PINNup: Robust neural network wavefield solutions using frequency upscaling and neuron splitting
This work addresses a domain-specific problem in seismic modeling and inversion, offering an incremental improvement for handling high-frequency wavefields.
The paper tackles the challenge of accurately and efficiently solving high-frequency wavefield problems using physics-informed neural networks (PINNs) by introducing a method with frequency upscaling and neuron splitting, which achieves fast convergence and high accuracy, outperforming standard PINNs with random initialization.

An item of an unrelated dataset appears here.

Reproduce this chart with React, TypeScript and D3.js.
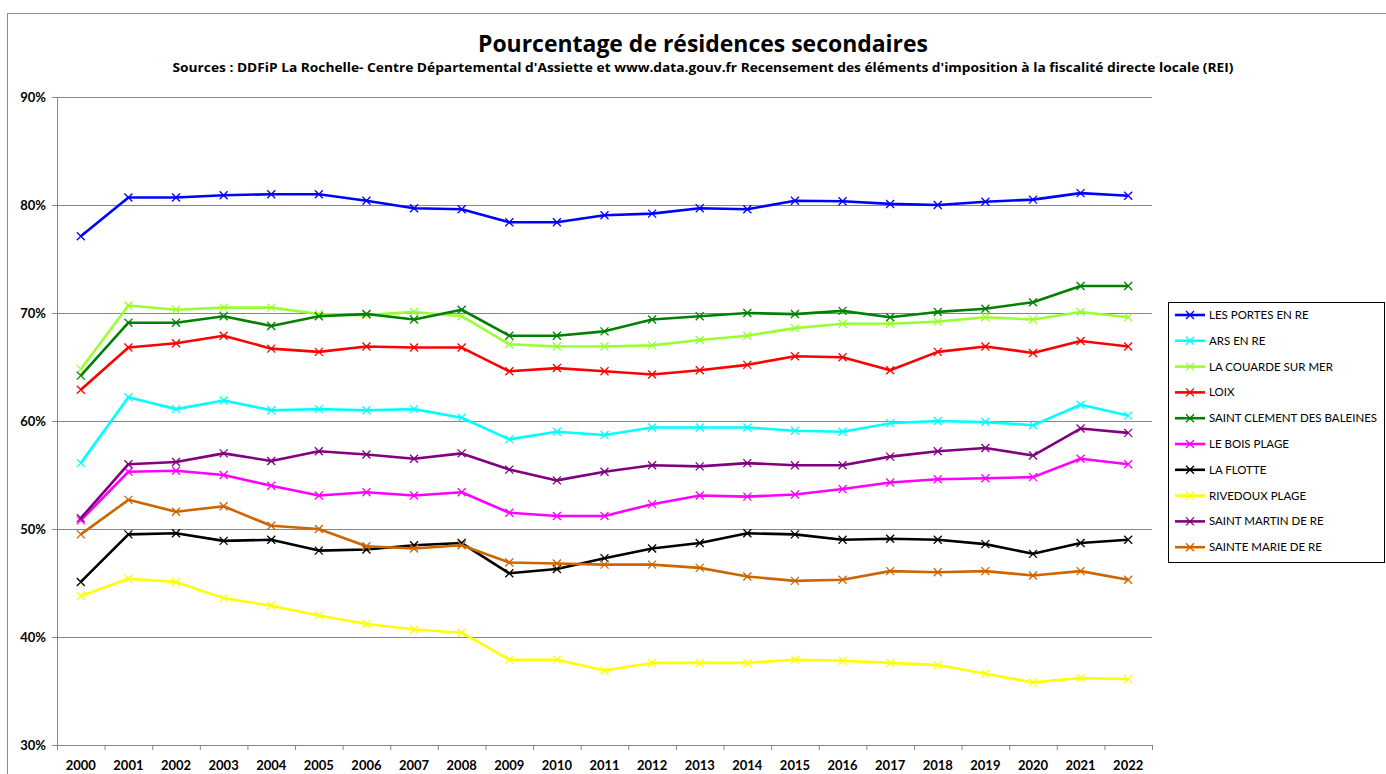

Solving for the frequency-domain scattered wavefield via physics-informed neural network (PINN) has great potential in seismic modeling and inversion. However, when dealing with high-frequency wavefields, its accuracy and training cost limits its applications. Thus, we propose a novel implementation of PINN using frequency upscaling and neuron splitting, which allows the neural network model to grow in size as we increase the frequency while leveraging the information from the pre-trained model for lower-frequency wavefields, resulting in fast convergence to high-accuracy solutions. Numerical results show that, compared to the commonly used PINN with random initialization, the proposed PINN exhibits notable superiority in terms of convergence and accuracy and can achieve neuron based high-frequency wavefield solutions with a two-hidden-layer model.